Correction: Delay modulation is foundational in film—used subtly for de-looping, thickening, and psychological POV. The difference is depth, band-limiting, and context. - Misconception: “If it sounds fine in the studio, it will translate.”
Correction: Modulation interacts with loudness management, consumer limiters, and room acoustics. Always check fold-downs and alternate monitoring levels.
7) Future trends: modulation driven by metadata, acoustics, and adaptive mixes
- Metadata-driven modulation in immersive audio: object distance, divergence, and room size parameters can drive subtle changes in ER density, HF damping, and modulation depth—making motion feel physically consistent rather than “automated.”
- Perceptual modulation design: tools increasingly target psychoacoustic metrics (roughness, fluctuation strength, envelopment) rather than raw LFO rate/depth, allowing engineers to specify “how it should feel.”
- Hybrid convolution with modulated late fields: modern reverbs blend measured IR early responses with synthetic, modulated late reverberation to avoid static tails while keeping real-world signature cues.
- AI-assisted parameter control (carefully constrained): not “one-click cinematic,” but systems that learn scene-dependent automation: reducing modulation during dialogue, increasing during transitions, and keeping downmix constraints in check.
- Procedural ambience generation: rather than looping recordings, engines generate textures with controlled modulation spectra, reducing repetition and improving scalability for long-form content.
8) Key takeaways for practicing engineers
- Treat modulation as system design: define carrier, modulator, mapping curve, and constraints (slew limits, band limits, mono compatibility).
- Choose rates by narrative function: sub-0.3 Hz for environmental drift; 0.3–2 Hz for organic motion; 2–8 Hz for explicit tension; 8–20 Hz for mechanical roughness; audio-rate for non-human textures.
- Modulate in parallel for safety: keep a stable anchor (especially for dialogue and key FX) and add movement via decorrelated returns or parallel texture layers.
- Band-limit modulation targets: modulating the entire spectrum is rarely necessary and often harmful. Control the band that carries the story cue.

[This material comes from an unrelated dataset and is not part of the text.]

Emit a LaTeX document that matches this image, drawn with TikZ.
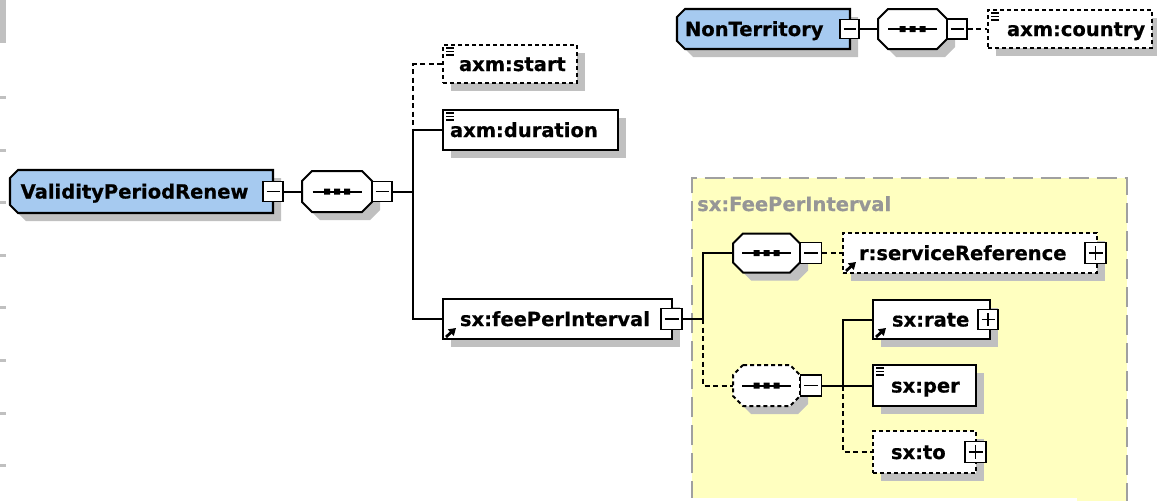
\documentclass[tikz,border=0pt]{standalone}
\usepackage{fontspec}
\newfontfamily\dvs{DejaVu Sans}
\usetikzlibrary{arrows.meta,shadows,calc}
\definecolor{bluefill}{RGB}{166,202,240}
\definecolor{yellowc}{RGB}{255,255,192}
\definecolor{shadowc}{RGB}{192,192,192}
\definecolor{framec}{RGB}{160,160,160}
\definecolor{labelc}{RGB}{150,150,150}
\setlength{\parindent}{0pt}
\pgfdeclarelayer{bg}\pgfdeclarelayer{wires}\pgfsetlayers{bg,wires,main}
\tikzset{
 lbl/.style={font=\dvs\bfseries\fontsize{19.5}{22}\selectfont\addfontfeatures{FakeBold=0.6}},
 txtbox/.style={lbl, inner sep=0pt, align=left, text height=18pt, text depth=4pt},
 elem/.style={txtbox, draw, fill=white, line width=2pt,
   drop shadow={shadow xshift=8pt, shadow yshift=-8pt, fill=shadowc, opacity=1}},
 opt/.style={dash pattern=on 4pt off 3pt},
 conn/.style={line width=2pt},
 dconn/.style={conn, dash pattern=on 5pt off 3.5pt},
 minusb/.style={draw, fill=white, line width=1.8pt, minimum size=20pt, inner sep=0pt,
   path picture={\draw[line width=1.6pt] ([xshift=3.5pt]path picture bounding box.west) -- ([xshift=-3.5pt]path picture bounding box.east);}},
 plusb/.style={draw, fill=white, line width=1.8pt, minimum size=20pt, inner sep=0pt,
   path picture={\draw[line width=1.6pt] ([xshift=3.5pt]path picture bounding box.west) -- ([xshift=-3.5pt]path picture bounding box.east)
     ([yshift=-3.5pt]path picture bounding box.north) -- ([yshift=3.5pt]path picture bounding box.south);}},
 icon/.style={line width=1.4pt},
 refarrow/.style={line width=2.8pt, -{Triangle[length=7pt,width=8.5pt]}},
}
\newcommand\octpath[3]{(-#1+#3,-#2) -- (#1-#3,-#2) -- (#1,-#2+#3) -- (#1,#2-#3) -- (#1-#3,#2) -- (-#1+#3,#2) -- (-#1,#2-#3) -- (-#1,-#2+#3) -- cycle}
\newcommand\seqshape[5]{%
  \fill[shadowc, shift={(#2)}, xshift=8pt, yshift=-8pt] \octpath{#3}{#4}{10};
  \draw[line width=2pt, fill=white, shift={(#2)}, #5] \octpath{#3}{#4}{10};
  \node[inner sep=0pt, minimum width={2*#3}, minimum height={2*#4}] (#1) at (#2) {};
  \draw[conn, shift={(#2)}] (-24.5,0) -- (24.5,0);
  \fill[shift={(#2)}] (-13,-3) rectangle (-7,3) (-3,-3) rectangle (3,3) (7,-3) rectangle (13,3);
}
\newcommand\blueshape[3]{%
  \fill[shadowc, shift={(#1)}, xshift=8pt, yshift=-8pt] (-#2+8,-#3) -- (#2,-#3) -- (#2,#3) -- (-#2+8,#3) -- (-#2,#3-8) -- (-#2,-#3+8) -- cycle;
  \draw[line width=2.1pt, fill=bluefill, shift={(#1)}] (-#2+8,-#3) -- (#2,-#3) -- (#2,#3) -- (-#2+8,#3) -- (-#2,#3-8) -- (-#2,-#3+8) -- cycle;
}
\newcommand\simpleicon[1]{\draw[icon] ([shift={(4,4)}]#1.north west) -- ++(8,0) ([shift={(4,7.5)}]#1.north west) -- ++(8,0) ([shift={(4,11)}]#1.north west) -- ++(8,0);}
\newcommand\reficon[1]{\draw[refarrow] ([shift={(4,-3)}]#1.south west) -- ++(10,-9);}
\begin{document}
\begin{tikzpicture}[x=1pt,y=-1pt]
\useasboundingbox (0,0) rectangle (1157,501);
\begin{pgfonlayer}{bg}
\fill[white] (0,0) rectangle (1157,501);
\node[fill=yellowc, anchor=north west, minimum width=435pt, minimum height=323pt, inner sep=0pt] (cplx) at (692,178) {};
\draw[framec, line width=2pt, dash pattern=on 20pt off 8pt] (cplx.south west) -- (cplx.north west) -- (cplx.north east) -- (cplx.south east);
\fill[white] (689,498) rectangle (1077,502);
\end{pgfonlayer}
% screenshot edge marks
\fill[shadowc] (0,0) rectangle (6,43);
\foreach \t in {96,149,201,254,306,359,412,464} \fill[shadowc] (0,\t) rectangle (6,\t+3);
\node[lbl, text=labelc, anchor=base west, inner sep=0pt] (cplxname) at (697,211) {sx:FeePerInterval};
% ValidityPeriodRenew
\blueshape{141.5,191.5}{131.5}{21.5}
\node[txtbox, text width=263pt, minimum height=43pt] (vpr) at (141.5,191.5) {\hspace*{10.7pt}\mbox{ValidityPeriodRenew}};
\node[minusb] (vprm) at (273,191.5) {};
\seqshape{seqA}{337,191.5}{35}{20.5}{}
\node[minusb] (seqAm) at (382,191.5) {};
\coordinate (busA) at (413,191.5);
\node[elem, opt, text width=134pt, minimum height=38pt] (start) at (510,64) {\hspace*{16pt}\mbox{axm:start}};
\node[elem, text width=175pt, minimum height=40pt] (duration) at (530.5,130) {\hspace*{7pt}\mbox{axm:duration}};
\node[elem, text width=229pt, minimum height=40pt] (fee) at (557.5,319) {\hspace*{17pt}\mbox{sx:feePerInterval}};
\node[minusb, minimum size=21pt] (feem) at (671.5,319) {};
\coordinate (J1) at (703,319);
\seqshape{seqB}{766.5,253}{33.5}{19.5}{}
\node[minusb, minimum size=21pt] (seqBm) at (811,253) {};
\node[elem, opt, text width=254pt, minimum height=40pt] (sref) at (970,253) {\hspace*{16pt}\mbox{r:serviceReference}};
\node[plusb, minimum size=21pt] (srefp) at (1095.5,253) {};
\seqshape{seqC}{766.5,385.5}{33.5}{20.5}{opt}
\node[minusb, minimum size=21pt] (seqCm) at (811,385.5) {};
\coordinate (J2) at (843,385.5);
\node[elem, text width=117pt, minimum height=39pt] (rate) at (931.5,319.5) {\hspace*{19pt}\mbox{sx:rate}};
\node[plusb] (ratep) at (988,319.5) {};
\node[elem, text width=103pt, minimum height=41pt] (per) at (924.5,385.5) {\hspace*{18pt}\mbox{sx:per}};
\node[elem, opt, text width=103pt, minimum height=42pt] (to) at (924.5,452) {\hspace*{18pt}\mbox{sx:to}};
\node[plusb, minimum size=21pt] (top) at (975.5,452) {};
% NonTerritory
\blueshape{763.5,29}{86.5}{20}
\node[txtbox, text width=173pt, minimum height=40pt] (nt) at (763.5,29) {\hspace*{8pt}\mbox{NonTerritory}};
\node[minusb, minimum size=19pt] (ntm) at (849.5,29) {};
\seqshape{seqN}{912.5,29}{34.5}{20}{}
\node[minusb] (seqNm) at (957,29) {};
\node[elem, opt, text width=164pt, minimum height=38pt] (country) at (1070,29) {\hspace*{19pt}\mbox{axm:country}};
% icons
\simpleicon{start}\simpleicon{duration}\simpleicon{per}\simpleicon{country}
\reficon{fee}\reficon{sref}\reficon{rate}
% connectors
\begin{pgfonlayer}{wires}
\draw[conn] (vprm.east) -- (seqA.west);
\draw[conn] (seqAm.east) -- (busA);
\draw[dconn] (start.west) -| (busA |- duration.west);
\draw[conn] (duration.west) -| (busA |- fee.west) -- (fee.west);
\draw[conn] (feem.east) -- (J1);
\draw[conn] (J1) |- (seqB.west);
\draw[dconn] (J1) |- (seqC.west);
\draw[dconn] (seqBm.east) -- (sref.west);
\draw[conn] (seqCm.east) -- (per.west);
\draw[conn] (J2) |- (rate.west);
\draw[dconn] (J2) |- (to.west);
\draw[conn] (ntm.east) -- (seqN.west);
\draw[dconn] (seqNm.east) -- (country.west);
\end{pgfonlayer}
\end{tikzpicture}
\end{document}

- Design for downmix: avoid relying on phase tricks in primary elements; use diffuse fields and returns for width and motion.
- Audit translation: check at multiple monitoring levels and formats (immersive, 5.1, stereo, mono). Listen specifically for pumping, combing, and modulation becoming “effect-y.”
Visual descriptions (mental diagrams for implementation)
Diagram 1: Parallel modulation topology
Imagine a block flow:
Dry FX → (no modulation) → Mix Bus
Dry FX → Send → Modulation Chain (band-pass → modulated delay/reverb → saturation) → Return → Mix Bus
This preserves clarity while allowing aggressive movement on the return.
Diagram 2: Multi-band ambience modulation
Split ambience into Low/Mid/High. Each band has a different modulator rate and depth. Recombine into a master ambience stem. The perception is “alive,” but no single band calls attention to itself.
Modulation in film is ultimately the controlled introduction of time variance—engineered so it reads as life, space, and emotion rather than as processing. Mastery comes from choosing modulation targets that align with perceptual cues, constraining them with measurable guardrails, and validating them against the non-ideal realities of cinema and home playback.